The question is: Why?
Is a 2005 movie worse than a 2018 movie? Different, yes. 90 Minutes covering a full story arc, filmed in one studio and had one helicopter scene outside, maybe was recorded to film.
Now Movies are upwards of 120 minutes ALL THE TIME, filmed in 8k 3D and shot in 200 different locations.

Now for games.
Look at the feature list of any ÄÖÜ game. 8k textures, 200 billion triangles on all models, needs 11GB VRAM, 180GB Storage recommended.
All ÄÖÜ games are 16x the detail, 4x the size, our biggest one yet.
You get:

  • Sandbox
  • Overflowing Inventory
  • Framerate problems
  • “make your own story”
  • AI is from Goldeneye 007.

Also DLC for $150 not included.

Yet people play Dota 2, Fortnite, League of Legends and other F2P games. People love indie titles like Cuphead, Goat Simulator, etc. Games where someone cared!

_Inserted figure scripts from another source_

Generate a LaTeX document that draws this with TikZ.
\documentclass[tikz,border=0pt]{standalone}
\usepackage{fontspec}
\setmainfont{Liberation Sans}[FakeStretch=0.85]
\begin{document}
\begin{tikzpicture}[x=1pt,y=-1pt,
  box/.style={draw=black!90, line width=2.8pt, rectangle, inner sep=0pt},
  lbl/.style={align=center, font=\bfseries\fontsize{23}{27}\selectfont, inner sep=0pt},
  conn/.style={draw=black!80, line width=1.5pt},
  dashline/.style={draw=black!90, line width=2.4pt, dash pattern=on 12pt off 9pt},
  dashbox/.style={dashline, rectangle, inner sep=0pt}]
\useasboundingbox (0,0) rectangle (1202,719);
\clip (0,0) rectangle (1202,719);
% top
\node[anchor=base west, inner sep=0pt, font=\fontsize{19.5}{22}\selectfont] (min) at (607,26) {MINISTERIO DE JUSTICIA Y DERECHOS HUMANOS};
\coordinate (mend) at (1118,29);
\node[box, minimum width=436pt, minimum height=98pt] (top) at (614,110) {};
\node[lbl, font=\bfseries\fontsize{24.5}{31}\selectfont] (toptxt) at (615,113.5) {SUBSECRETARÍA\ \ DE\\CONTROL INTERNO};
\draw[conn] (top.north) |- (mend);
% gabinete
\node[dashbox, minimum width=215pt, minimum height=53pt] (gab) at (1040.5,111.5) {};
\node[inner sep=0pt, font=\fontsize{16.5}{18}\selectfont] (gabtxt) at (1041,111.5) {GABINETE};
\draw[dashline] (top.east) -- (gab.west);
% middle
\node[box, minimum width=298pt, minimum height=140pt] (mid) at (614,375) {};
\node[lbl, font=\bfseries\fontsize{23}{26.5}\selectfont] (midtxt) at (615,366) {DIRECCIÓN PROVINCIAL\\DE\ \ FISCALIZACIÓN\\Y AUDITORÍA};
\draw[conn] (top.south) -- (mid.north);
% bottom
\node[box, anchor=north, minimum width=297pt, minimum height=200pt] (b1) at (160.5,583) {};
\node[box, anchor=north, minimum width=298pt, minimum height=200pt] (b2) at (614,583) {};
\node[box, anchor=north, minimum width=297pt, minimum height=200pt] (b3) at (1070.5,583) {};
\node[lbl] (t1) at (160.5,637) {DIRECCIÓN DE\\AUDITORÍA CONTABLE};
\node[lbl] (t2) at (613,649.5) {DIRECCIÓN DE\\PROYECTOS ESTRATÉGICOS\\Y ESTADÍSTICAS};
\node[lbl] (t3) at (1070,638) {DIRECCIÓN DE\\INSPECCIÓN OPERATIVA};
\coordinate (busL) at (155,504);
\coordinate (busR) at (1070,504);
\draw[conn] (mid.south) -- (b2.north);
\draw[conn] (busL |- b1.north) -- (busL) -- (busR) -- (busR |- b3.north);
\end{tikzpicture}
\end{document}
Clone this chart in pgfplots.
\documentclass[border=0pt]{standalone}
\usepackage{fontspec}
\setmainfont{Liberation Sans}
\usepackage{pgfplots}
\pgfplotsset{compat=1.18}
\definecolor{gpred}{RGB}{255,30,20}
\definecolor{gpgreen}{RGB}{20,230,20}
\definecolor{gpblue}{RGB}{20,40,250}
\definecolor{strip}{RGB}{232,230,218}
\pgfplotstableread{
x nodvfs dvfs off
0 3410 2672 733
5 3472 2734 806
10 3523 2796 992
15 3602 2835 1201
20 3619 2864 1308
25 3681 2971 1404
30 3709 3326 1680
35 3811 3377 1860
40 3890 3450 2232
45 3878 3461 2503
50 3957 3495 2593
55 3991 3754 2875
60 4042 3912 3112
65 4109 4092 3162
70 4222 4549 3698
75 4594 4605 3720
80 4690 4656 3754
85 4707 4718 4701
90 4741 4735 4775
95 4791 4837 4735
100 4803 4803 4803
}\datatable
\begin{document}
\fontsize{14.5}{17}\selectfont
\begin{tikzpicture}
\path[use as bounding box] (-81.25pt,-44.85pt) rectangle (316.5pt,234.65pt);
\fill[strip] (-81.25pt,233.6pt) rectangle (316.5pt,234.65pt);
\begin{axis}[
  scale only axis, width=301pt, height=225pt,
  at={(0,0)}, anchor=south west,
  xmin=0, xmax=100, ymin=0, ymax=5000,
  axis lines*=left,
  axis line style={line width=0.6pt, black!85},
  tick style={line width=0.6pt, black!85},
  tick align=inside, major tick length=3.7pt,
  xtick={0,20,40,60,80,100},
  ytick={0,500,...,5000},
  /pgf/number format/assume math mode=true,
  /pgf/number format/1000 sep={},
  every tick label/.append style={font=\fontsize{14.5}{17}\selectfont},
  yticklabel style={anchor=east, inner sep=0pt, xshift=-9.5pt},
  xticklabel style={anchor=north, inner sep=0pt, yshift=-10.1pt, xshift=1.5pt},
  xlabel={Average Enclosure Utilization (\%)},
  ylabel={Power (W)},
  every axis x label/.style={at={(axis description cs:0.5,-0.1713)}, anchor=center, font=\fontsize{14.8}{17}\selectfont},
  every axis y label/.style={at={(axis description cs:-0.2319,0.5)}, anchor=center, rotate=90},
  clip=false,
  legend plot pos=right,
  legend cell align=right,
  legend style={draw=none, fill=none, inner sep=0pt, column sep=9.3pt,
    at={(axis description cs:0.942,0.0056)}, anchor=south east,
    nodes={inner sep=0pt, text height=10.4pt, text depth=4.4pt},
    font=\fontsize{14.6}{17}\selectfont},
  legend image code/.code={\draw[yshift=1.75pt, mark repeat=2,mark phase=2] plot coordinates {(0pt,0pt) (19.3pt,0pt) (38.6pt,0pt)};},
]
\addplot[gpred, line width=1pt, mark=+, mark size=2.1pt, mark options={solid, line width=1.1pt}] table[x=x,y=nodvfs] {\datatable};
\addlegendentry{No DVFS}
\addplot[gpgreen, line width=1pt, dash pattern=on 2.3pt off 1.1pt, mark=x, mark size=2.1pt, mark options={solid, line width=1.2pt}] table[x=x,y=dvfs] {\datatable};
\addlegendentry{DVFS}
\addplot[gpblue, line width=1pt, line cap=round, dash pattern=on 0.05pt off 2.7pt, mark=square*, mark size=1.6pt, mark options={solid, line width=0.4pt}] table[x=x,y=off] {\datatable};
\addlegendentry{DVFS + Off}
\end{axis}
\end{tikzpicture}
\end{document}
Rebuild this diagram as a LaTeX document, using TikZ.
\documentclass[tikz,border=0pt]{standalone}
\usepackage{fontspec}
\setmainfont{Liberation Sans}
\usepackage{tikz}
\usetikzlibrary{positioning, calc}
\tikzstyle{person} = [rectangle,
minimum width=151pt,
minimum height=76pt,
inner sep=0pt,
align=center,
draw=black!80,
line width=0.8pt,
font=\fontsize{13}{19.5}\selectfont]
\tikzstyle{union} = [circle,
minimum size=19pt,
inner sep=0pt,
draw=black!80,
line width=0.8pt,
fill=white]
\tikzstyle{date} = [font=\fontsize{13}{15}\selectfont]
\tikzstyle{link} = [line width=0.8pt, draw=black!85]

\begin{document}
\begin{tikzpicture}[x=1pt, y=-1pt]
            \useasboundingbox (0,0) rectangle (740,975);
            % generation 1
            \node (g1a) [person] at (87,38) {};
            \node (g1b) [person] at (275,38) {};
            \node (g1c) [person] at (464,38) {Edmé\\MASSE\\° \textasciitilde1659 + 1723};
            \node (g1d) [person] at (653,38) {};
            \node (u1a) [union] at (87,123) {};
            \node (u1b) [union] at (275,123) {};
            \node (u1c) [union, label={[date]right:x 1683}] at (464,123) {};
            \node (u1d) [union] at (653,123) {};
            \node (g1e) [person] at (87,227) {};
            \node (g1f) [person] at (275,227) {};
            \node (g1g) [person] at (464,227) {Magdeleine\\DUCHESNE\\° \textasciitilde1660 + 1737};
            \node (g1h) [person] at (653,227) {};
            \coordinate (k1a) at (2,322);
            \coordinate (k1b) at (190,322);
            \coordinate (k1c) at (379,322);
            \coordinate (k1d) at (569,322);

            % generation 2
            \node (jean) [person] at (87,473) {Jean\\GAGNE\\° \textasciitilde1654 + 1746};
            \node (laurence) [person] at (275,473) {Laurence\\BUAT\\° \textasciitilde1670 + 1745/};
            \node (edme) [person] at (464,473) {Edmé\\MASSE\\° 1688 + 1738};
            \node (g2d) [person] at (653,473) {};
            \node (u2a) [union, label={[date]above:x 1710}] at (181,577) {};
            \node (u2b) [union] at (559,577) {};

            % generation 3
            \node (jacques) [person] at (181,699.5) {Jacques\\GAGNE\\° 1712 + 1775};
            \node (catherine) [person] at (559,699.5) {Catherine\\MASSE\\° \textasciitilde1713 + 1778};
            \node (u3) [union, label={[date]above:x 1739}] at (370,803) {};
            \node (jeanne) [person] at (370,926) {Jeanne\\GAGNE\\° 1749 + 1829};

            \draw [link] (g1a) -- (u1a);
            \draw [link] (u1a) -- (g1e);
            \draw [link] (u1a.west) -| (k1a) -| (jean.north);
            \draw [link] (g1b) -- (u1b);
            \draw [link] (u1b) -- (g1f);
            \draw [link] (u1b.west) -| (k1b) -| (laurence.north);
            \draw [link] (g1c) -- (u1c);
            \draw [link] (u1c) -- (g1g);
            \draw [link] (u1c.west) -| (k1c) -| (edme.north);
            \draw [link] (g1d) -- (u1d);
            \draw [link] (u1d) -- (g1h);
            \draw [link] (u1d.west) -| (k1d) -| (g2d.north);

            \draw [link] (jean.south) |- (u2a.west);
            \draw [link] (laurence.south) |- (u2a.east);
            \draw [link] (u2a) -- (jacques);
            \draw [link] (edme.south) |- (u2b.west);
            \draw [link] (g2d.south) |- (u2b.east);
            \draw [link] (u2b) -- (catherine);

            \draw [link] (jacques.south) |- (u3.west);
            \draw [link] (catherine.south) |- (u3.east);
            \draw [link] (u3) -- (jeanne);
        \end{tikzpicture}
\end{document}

In 6 months, the ÄÖÜ game is half price. The cake is eaten, shareholders are disapointed because the game only made 7.2 billion instead of the promised 7.4

Graphics have been “good enough” to enable any sort of gameplay since the OG Xbox, IMO, and while AAA content creation costs are huge today it’s possible for indie studios to make very good looking games using inexpensive engines and content marketplaces. So it isn’t all bad news. Just really at the AAA level.

Actually, the rise of great looking indie games spurred by Unity and its content market is an extremely positive sign. No hyperbole, we’re in a golden age for gaming.